My paper will take a close look at émigré perspectives on American paranoia, the state of exception, and urbanity before and after 9/11. In the 20th century, German film directors utilized the cultural imaginary of the immigrant city par excellence New York City and the American capital Washington as heterotopian spaces (in the sense of Michel Foucault) and a signifiers of the “American Nightmare” (Wim Wenders) to critically comment on the American promise of democracy, equality, and the pursuit of happiness. I will turn to a general system of response patterns which Samuel P. Huntington established in his book on Promise of Disharmony. It will become apparent that German directors often turned to a moralist response which is in line with intellectual émigrés who have engaged in what I call patriotism of dissent.
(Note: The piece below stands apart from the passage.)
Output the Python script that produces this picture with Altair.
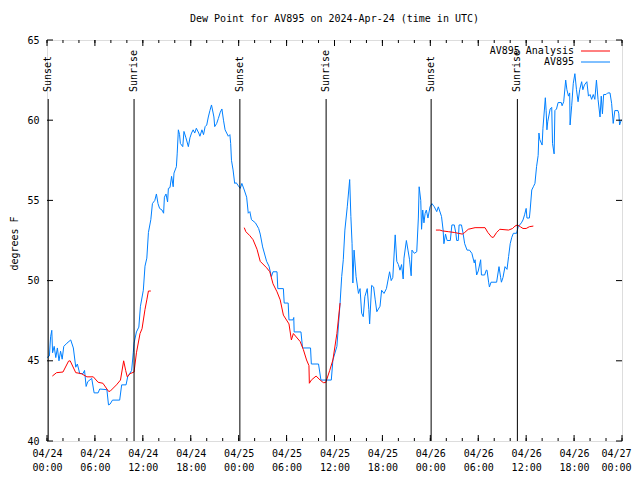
import json
import altair as alt
import pandas as pd

# ---------------- data ----------------
TITLE = "Dew Point for AV895 on 2024-Apr-24 (time in UTC)"
Y_TITLE = "degrees F"

# observed series (hours since 04/24 00:00 UTC, degrees F)
obs_hours = [0.0, 0.3, 0.45, 0.6, 0.7, 0.9, 1.1, 1.3, 1.5, 1.7, 1.9, 2.1, 2.5, 2.97, 3.3, 3.6, 3.8, 4.1, 4.5, 4.7,
             4.9, 5.1, 5.6, 5.9, 6.4, 6.6, 7.5, 7.7, 7.9, 8.2, 9.1, 9.35, 9.9, 10.1, 10.6, 10.8, 10.9, 11.2, 11.5, 11.7,
             12.06, 12.27, 12.5, 12.7, 13.0, 13.2, 13.5, 13.7, 13.9, 14.1, 14.4, 14.6, 14.7, 14.9, 15.1, 15.2, 15.4, 15.6, 15.8, 15.9,
             16.2, 16.3, 16.45, 16.6, 16.7, 17.0, 17.15, 17.4, 17.7, 17.9, 18.1, 18.3, 18.5, 18.7, 19.0, 19.15, 19.4, 19.6, 19.8, 20.0,
             20.2, 20.4, 20.6, 20.9, 21.0, 21.25, 21.45, 21.7, 21.9, 22.1, 22.3, 22.5, 22.7, 22.9, 23.0, 23.1, 23.3, 23.5, 23.7, 23.9,
             24.2, 24.4, 24.7, 25.0, 25.2, 25.4, 25.6, 26.1, 26.5, 26.7, 27.0, 27.5, 27.8, 28.1, 28.3, 28.8, 28.9, 29.6, 29.7, 30.2,
             30.3, 30.8, 30.9, 30.95, 31.8, 32.0, 33.0, 33.1, 34.0, 34.3, 35.6, 35.8, 36.3, 36.7, 36.9, 37.1, 37.3, 37.6, 37.9, 38.05,
             38.2, 38.3, 38.45, 38.7, 39.0, 39.2, 39.4, 39.6, 39.8, 40.1, 40.3, 40.4, 40.65, 40.9, 41.1, 41.3, 41.7, 41.9, 42.2, 42.5,
             42.9, 43.1, 43.3, 43.6, 43.8, 44.0, 44.2, 44.4, 44.6, 44.7, 45.0, 45.2, 45.4, 45.6, 45.7, 46.0, 46.3, 46.5, 46.6, 46.8,
             46.9, 47.05, 47.2, 47.35, 47.5, 47.7, 47.96, 48.2, 48.5, 48.8, 49.0, 49.4, 49.6, 49.7, 49.9, 50.1, 50.5, 50.7, 51.0, 51.2,
             51.3, 51.5, 51.6, 51.9, 52.1, 52.3, 52.6, 52.9, 53.2, 53.5, 53.6, 53.8, 54.0, 54.3, 54.4, 54.8, 55.0, 55.1, 55.3, 55.4,
             55.6, 56.3, 56.6, 56.8, 56.9, 57.1, 57.35, 57.6, 57.8, 58.0, 58.2, 58.4, 58.8, 59.0, 59.4, 59.6, 59.8, 60.0, 60.1, 60.4,
             60.5, 60.7, 60.9, 61.1, 61.3, 61.5, 61.6, 61.7, 62.0, 62.1, 62.4, 62.5, 62.6, 62.7, 63.0, 63.2, 63.3, 63.5, 63.6, 63.8,
             64.0, 64.4, 64.5, 64.7, 64.95, 65.1, 65.3, 65.45, 65.5, 65.7, 65.9, 66.1, 66.3, 66.5, 66.7, 66.95, 67.1, 67.3, 67.6, 67.8,
             68.0, 68.2, 68.4, 68.6, 68.8, 69.0, 69.25, 69.4, 69.55, 69.7, 70.0, 70.2, 70.5, 70.7, 70.9, 71.1, 71.5, 71.6, 71.7, 71.9,
             72.0]
obs_values = [45.2, 45.3, 46.5, 46.9, 45.5, 45.9, 45.2, 45.8, 45.0, 45.6, 45.1, 45.9, 46.1, 46.3, 45.8, 44.6, 44.8, 44.2, 44.2, 44.4,
              43.4, 43.7, 43.9, 43.0, 43.0, 43.24, 43.2, 42.25, 42.3, 42.55, 42.55, 43.5, 43.5, 44.0, 44.4, 45.5, 46.1, 46.8, 47.1, 48.4,
              49.4, 50.9, 51.4, 53.0, 53.8, 54.8, 55.0, 55.4, 54.8, 54.5, 54.4, 54.2, 55.2, 55.4, 54.9, 55.75, 55.8, 56.5, 55.85, 56.7,
              57.1, 57.9, 59.4, 59.1, 58.55, 58.35, 59.3, 58.9, 58.35, 58.9, 59.2, 59.4, 59.2, 59.5, 59.2, 59.0, 59.4, 59.1, 59.6, 59.7,
              60.2, 60.6, 60.95, 60.2, 59.6, 59.8, 60.1, 60.5, 60.7, 60.0, 59.4, 59.2, 59.0, 59.1, 58.55, 57.5, 56.9, 56.06, 56.1, 55.95,
              55.75, 56.06, 55.65, 55.2, 54.2, 54.3, 53.8, 53.6, 53.25, 52.9, 52.1, 51.2, 50.9, 50.25, 50.55, 50.55, 49.5, 49.5, 48.6, 48.6,
              47.55, 47.55, 47.7, 46.8, 46.8, 45.8, 45.8, 44.8, 44.8, 43.8, 43.8, 45.05, 45.9, 48.6, 50.25, 51.3, 53.15, 54.6, 56.3, 54.0,
              52.3, 49.85, 51.9, 50.25, 49.2, 49.5, 47.97, 47.75, 49.0, 49.5, 48.2, 47.3, 49.7, 49.6, 48.8, 48.06, 48.4, 49.4, 49.2, 49.5,
              50.55, 50.0, 50.2, 52.85, 51.2, 51.0, 50.65, 51.0, 50.1, 51.4, 52.5, 51.9, 51.3, 50.3, 51.9, 51.7, 51.8, 53.9, 55.85, 55.0,
              53.2, 54.4, 53.6, 54.2, 54.4, 53.9, 54.6, 54.8, 54.6, 54.3, 54.6, 54.0, 53.15, 52.3, 52.9, 52.5, 52.5, 53.47, 53.47, 52.95,
              52.5, 52.5, 53.47, 53.47, 52.95, 52.3, 51.9, 51.9, 51.7, 51.1, 51.3, 50.35, 50.6, 51.3, 50.35, 50.35, 50.65, 50.65, 49.9, 49.6,
              49.9, 49.9, 50.87, 50.2, 49.9, 50.2, 50.87, 50.7, 51.5, 52.3, 52.7, 52.95, 52.95, 53.36, 53.6, 53.78, 54.1, 54.5, 53.9, 53.9,
              54.4, 55.65, 55.85, 56.06, 57.1, 57.8, 59.2, 58.8, 58.45, 59.5, 61.4, 60.6, 59.4, 59.9, 60.7, 60.8, 58.55, 57.9, 60.6, 60.7,
              61.1, 61.1, 60.9, 61.15, 62.5, 61.9, 61.5, 61.7, 59.7, 60.9, 62.3, 62.9, 61.9, 61.15, 61.9, 62.4, 61.9, 62.2, 62.4, 61.5,
              61.6, 61.3, 61.6, 61.3, 62.5, 61.3, 60.2, 61.5, 60.4, 61.6, 61.6, 61.7, 61.7, 61.05, 59.8, 60.6, 60.6, 60.4, 59.7, 60.0,
              60.0]

# analysis series, three separate pieces
ana_seg = ([1] * 27) + ([2] * 29) + ([3] * 25)
ana_hours = [0.67, 1.2, 2.0, 2.7, 2.9, 3.6, 4.3, 5.0, 5.8, 6.4, 7.0, 7.7, 7.9, 8.7, 9.2, 9.6, 9.85, 10.05, 10.4, 10.9,
             11.2, 11.65, 11.9, 12.27, 12.5, 12.7, 13.0,
             24.7, 24.9, 25.4, 25.8, 26.3, 26.7, 27.5, 27.9, 28.3, 28.8, 29.2, 29.6, 30.3, 30.6, 30.85, 31.7, 32.1, 32.5, 32.8, 32.85,
             33.1, 33.7, 34.2, 34.6, 34.9, 35.4, 35.8, 36.3, 36.7,
             48.7, 49.2, 49.5, 50.25, 51.0, 51.5, 52.0, 52.3, 52.75, 53.6, 54.85, 55.2, 55.7, 55.9, 56.3, 56.7, 57.8, 58.3, 58.6, 58.9,
             59.3, 59.6, 60.0, 60.4, 60.9]
ana_values = [44.05, 44.26, 44.3, 44.98, 45.0, 44.26, 44.2, 44.0, 44.0, 43.66, 43.6, 43.1, 43.1, 43.5, 43.8, 45.0, 44.4, 44.0, 44.2, 44.3,
              45.5, 46.7, 47.0, 48.2, 48.8, 49.35, 49.35,
              53.3, 53.05, 52.8, 52.55, 51.95, 51.2, 50.8, 50.55, 49.8, 49.3, 48.8, 47.85, 47.3, 46.3, 46.7, 46.2, 45.7, 45.05, 44.7, 43.6,
              43.8, 44.05, 43.8, 43.64, 43.64, 44.4, 45.05, 46.7, 48.6,
              53.15, 53.15, 53.1, 53.05, 53.0, 52.95, 52.9, 53.0, 53.2, 53.3, 53.3, 53.0, 52.7, 52.7, 53.0, 53.2, 53.15, 53.25, 53.4, 53.47,
              53.35, 53.25, 53.25, 53.36, 53.4]

event_names = ["Sunset", "Sunrise", "Sunset", "Sunrise", "Sunset", "Sunrise"]
event_hours = [0.15, 10.9, 24.15, 34.95, 48.1, 58.9]

legend_labels = ["AV895 Analysis", "AV895"]
legend_colors = ["#ff0000", "#0080ff"]

x_major = list(range(0, 73, 6))
x_minor = list(range(0, 73, 2))
x_dates = ["04/24", "04/24", "04/24", "04/24", "04/25", "04/25", "04/25", "04/25", "04/26", "04/26", "04/26", "04/26", "04/27"]
x_times = ["00:00", "06:00", "12:00", "18:00"] * 3 + ["00:00"]
y_ticks = [40, 45, 50, 55, 60, 65]

# ---------------- chart ----------------
FONT = "DejaVu Sans Mono"
W, H = 575, 401

obs = pd.DataFrame({"h": obs_hours, "v": obs_values})
ana = pd.DataFrame({"h": ana_hours, "v": ana_values, "seg": ana_seg})
ev = pd.DataFrame({"h": event_hours, "name": event_names})
leg = pd.DataFrame({"label": legend_labels, "color": legend_colors, "row": [0, 1]})
xmaj = pd.DataFrame({"h": x_major})
xmin = pd.DataFrame({"h": x_minor})
yt = pd.DataFrame({"v": y_ticks})

label_expr = "[{d}[datum.value/6], {t}[datum.value/6]]".format(d=json.dumps(x_dates), t=json.dumps(x_times))
last_x = x_major[-1]

xs = alt.Scale(domain=[0, 72], nice=False, zero=False)
ys = alt.Scale(domain=[40, 65], nice=False, zero=False)

x_axis = alt.Axis(values=x_major, labelExpr=label_expr, ticks=False, domain=False, grid=False,
                  labelFont=FONT, labelFontSize=10, labelColor="black", labelPadding=7,
                  labelBaseline="top", labelLineHeight=14,
                  labelAlign=alt.condition(f"datum.value == {last_x}", alt.value("right"), alt.value("center")),
                  labelOffset=alt.condition(f"datum.value == {last_x}", alt.value(9), alt.value(0)),
                  labelBound=False, labelOverlap=False, title=None)
y_axis = alt.Axis(values=y_ticks, ticks=False, domain=False, grid=False,
                  labelFont=FONT, labelFontSize=10, labelColor="black", labelPadding=8,
                  title=Y_TITLE, titleFont=FONT, titleFontSize=10, titleFontWeight="normal",
                  titleColor="black", titleX=-33, titleY=203, titleAngle=270,
                  titleAlign="center", titleBaseline="middle")

X = alt.X("h:Q", scale=xs)
Y = alt.Y("v:Q", scale=ys)

obs_line = alt.Chart(obs).mark_line(color="#0080ff", strokeWidth=1, clip=True).encode(
    x=alt.X("h:Q", scale=xs, axis=x_axis), y=alt.Y("v:Q", scale=ys, axis=y_axis), order="h:Q")
ana_line = alt.Chart(ana).mark_line(color="#ff0000", strokeWidth=1, clip=True).encode(
    x=X, y=Y, detail="seg:N", order="h:Q")

ev_rule = alt.Chart(ev).mark_rule(color="black", strokeWidth=1).encode(
    x=X, y=alt.value(59), y2=alt.value(H))
ev_text = alt.Chart(ev).mark_text(angle=270, align="left", baseline="middle", font=FONT,
                                  fontSize=10, color="black").encode(
    x=X, y=alt.value(52), text="name:N")

# inward tick marks on all four sides
tick_min_b = alt.Chart(xmin).mark_rule(color="black").encode(x=X, y=alt.value(H), y2=alt.value(H - 3))
tick_min_t = alt.Chart(xmin).mark_rule(color="black").encode(x=X, y=alt.value(0), y2=alt.value(3))
tick_maj_b = alt.Chart(xmaj).mark_rule(color="black").encode(x=X, y=alt.value(H), y2=alt.value(H - 6))
tick_maj_t = alt.Chart(xmaj).mark_rule(color="black").encode(x=X, y=alt.value(0), y2=alt.value(6))
tick_y_l = alt.Chart(yt).mark_rule(color="black").encode(y=Y, x=alt.value(0), x2=alt.value(6))
tick_y_r = alt.Chart(yt).mark_rule(color="black").encode(y=Y, x=alt.value(W - 6), x2=alt.value(W))

# legend (text then sample line, gnuplot style)
leg_layers = []
for i, ypix in enumerate([11, 22]):
    sub = alt.Chart(leg).transform_filter(f"datum.row == {i}")
    leg_layers.append(sub.mark_text(align="right", baseline="middle", font=FONT, fontSize=10,
                                    color="black").encode(x=alt.value(527), y=alt.value(ypix), text="label:N"))
    leg_layers.append(sub.mark_rule(strokeWidth=1).encode(
        x=alt.value(534), x2=alt.value(563), y=alt.value(ypix), color=alt.Color("color:N", scale=None)))

chart = alt.layer(
    obs_line, ana_line, ev_rule, ev_text,
    tick_min_b, tick_min_t, tick_maj_b, tick_maj_t, tick_y_l, tick_y_r,
    *leg_layers,
).properties(
    width=W, height=H,
    title=alt.TitleParams(TITLE, font=FONT, fontSize=10, fontWeight="normal", color="black",
                          anchor="middle", frame="group", offset=11),
    autosize=alt.AutoSizeParams(type="none"),
    padding={"left": 39, "top": 32, "right": 10, "bottom": 31},
).configure_view(stroke="black", strokeWidth=1).configure(background="white")

chart.save("out.html", embed_options={"renderer": "svg", "actions": False})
This form of activism produces a paradoxical situation. While using dissent to reaffirm the belief in the great potential of the American experiment, the founding myths, and the democratic promise, Americans disqualify the patriotic statements as naïve interventions from alleged cultural outsiders. The transnational arena in which directors such as Roland Emmerich, Wolfgang Petersen, Volker Schlöndorff, or Wim Wenders screen their urban visions exemplifies a German longing to fashion democratic America into a heterotopian urban space. This paper will argue that even in the destruction of urban spaces, be it in the fictionalized version of American movies or the historical catastrophe of 9/11, lie the seeds for a re-enchantment with “America.”

About the Author

Frank Mehring studied English and American literature, history and musicology at the University of Wisconsin Madison, Harvard University, and Justus Liebig University Gießen, where he received his PhD in 2001. He teaches at the John F. Kennedy Institute for North American Studies, Berlin. He is the author of a book on the avant-garde composers Charles Ives and John Cage (Metzler, 2003). He published a biography on the German-American abolitionist Charles Follen (Ferber, 2004) and edited his writings (Lang, 2007). He is currently in the process of finishing his post-doctoral project on “Dissent of German Immigrants and the Promise of American Democracy.” Mehring was awarded a 2004-05 Fulbright American Studies Fellowship to the Department of English and American Literature and Language at Harvard University. In 2008 and 2009, he conducted research for a biography on Winold Reiss as a fellow at the Smithsonian Institute in Washington, D.C.